#### Objective
Write the data out again exactly, dropping any images it holds.

#### Stored data
======

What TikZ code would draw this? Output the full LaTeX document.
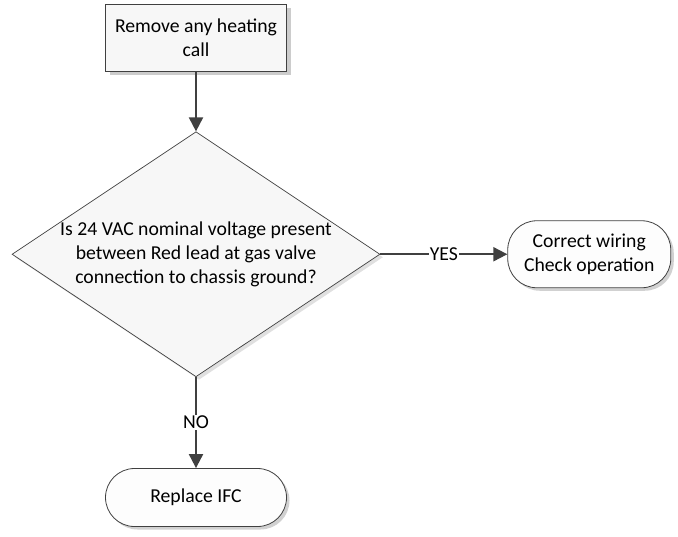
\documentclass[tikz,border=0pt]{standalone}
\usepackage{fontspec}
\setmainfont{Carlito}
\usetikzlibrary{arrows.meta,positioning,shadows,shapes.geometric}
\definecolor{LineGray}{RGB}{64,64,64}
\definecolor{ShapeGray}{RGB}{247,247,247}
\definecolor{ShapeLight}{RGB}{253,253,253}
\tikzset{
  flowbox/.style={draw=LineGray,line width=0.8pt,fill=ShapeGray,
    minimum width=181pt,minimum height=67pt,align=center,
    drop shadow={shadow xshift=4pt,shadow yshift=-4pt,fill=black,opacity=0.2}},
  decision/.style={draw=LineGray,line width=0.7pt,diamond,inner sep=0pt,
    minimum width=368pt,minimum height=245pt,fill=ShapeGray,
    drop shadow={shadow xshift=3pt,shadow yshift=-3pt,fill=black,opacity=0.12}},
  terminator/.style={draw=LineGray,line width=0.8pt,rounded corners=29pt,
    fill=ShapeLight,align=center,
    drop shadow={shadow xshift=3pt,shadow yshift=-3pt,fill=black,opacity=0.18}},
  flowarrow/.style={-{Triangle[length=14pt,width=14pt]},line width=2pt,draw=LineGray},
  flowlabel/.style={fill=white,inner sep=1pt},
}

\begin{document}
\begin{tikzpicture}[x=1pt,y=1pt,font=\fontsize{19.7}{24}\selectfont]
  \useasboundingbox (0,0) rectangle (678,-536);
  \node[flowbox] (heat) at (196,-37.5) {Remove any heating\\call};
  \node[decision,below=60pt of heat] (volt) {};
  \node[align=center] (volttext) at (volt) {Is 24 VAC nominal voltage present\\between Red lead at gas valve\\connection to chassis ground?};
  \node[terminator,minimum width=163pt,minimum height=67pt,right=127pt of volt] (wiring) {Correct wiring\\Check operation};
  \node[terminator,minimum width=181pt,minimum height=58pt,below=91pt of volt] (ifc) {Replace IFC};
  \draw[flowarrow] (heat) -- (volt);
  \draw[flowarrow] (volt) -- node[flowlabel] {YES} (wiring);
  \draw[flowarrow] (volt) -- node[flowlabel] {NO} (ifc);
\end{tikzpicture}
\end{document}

======

#### Answer
What TikZ code would draw this? Output the full LaTeX document.
\documentclass[tikz,border=0pt]{standalone}
\usepackage{fontspec}
\setmainfont{Carlito}
\usetikzlibrary{arrows.meta,positioning,shadows,shapes.geometric}
\definecolor{LineGray}{RGB}{64,64,64}
\definecolor{ShapeGray}{RGB}{247,247,247}
\definecolor{ShapeLight}{RGB}{253,253,253}
\tikzset{
  flowbox/.style={draw=LineGray,line width=0.8pt,fill=ShapeGray,
    minimum width=181pt,minimum height=67pt,align=center,
    drop shadow={shadow xshift=4pt,shadow yshift=-4pt,fill=black,opacity=0.2}},
  decision/.style={draw=LineGray,line width=0.7pt,diamond,inner sep=0pt,
    minimum width=368pt,minimum height=245pt,fill=ShapeGray,
    drop shadow={shadow xshift=3pt,shadow yshift=-3pt,fill=black,opacity=0.12}},
  terminator/.style={draw=LineGray,line width=0.8pt,rounded corners=29pt,
    fill=ShapeLight,align=center,
    drop shadow={shadow xshift=3pt,shadow yshift=-3pt,fill=black,opacity=0.18}},
  flowarrow/.style={-{Triangle[length=14pt,width=14pt]},line width=2pt,draw=LineGray},
  flowlabel/.style={fill=white,inner sep=1pt},
}

\begin{document}
\begin{tikzpicture}[x=1pt,y=1pt,font=\fontsize{19.7}{24}\selectfont]
  \useasboundingbox (0,0) rectangle (678,-536);
  \node[flowbox] (heat) at (196,-37.5) {Remove any heating\\call};
  \node[decision,below=60pt of heat] (volt) {};
  \node[align=center] (volttext) at (volt) {Is 24 VAC nominal voltage present\\between Red lead at gas valve\\connection to chassis ground?};
  \node[terminator,minimum width=163pt,minimum height=67pt,right=127pt of volt] (wiring) {Correct wiring\\Check operation};
  \node[terminator,minimum width=181pt,minimum height=58pt,below=91pt of volt] (ifc) {Replace IFC};
  \draw[flowarrow] (heat) -- (volt);
  \draw[flowarrow] (volt) -- node[flowlabel] {YES} (wiring);
  \draw[flowarrow] (volt) -- node[flowlabel] {NO} (ifc);
\end{tikzpicture}
\end{document}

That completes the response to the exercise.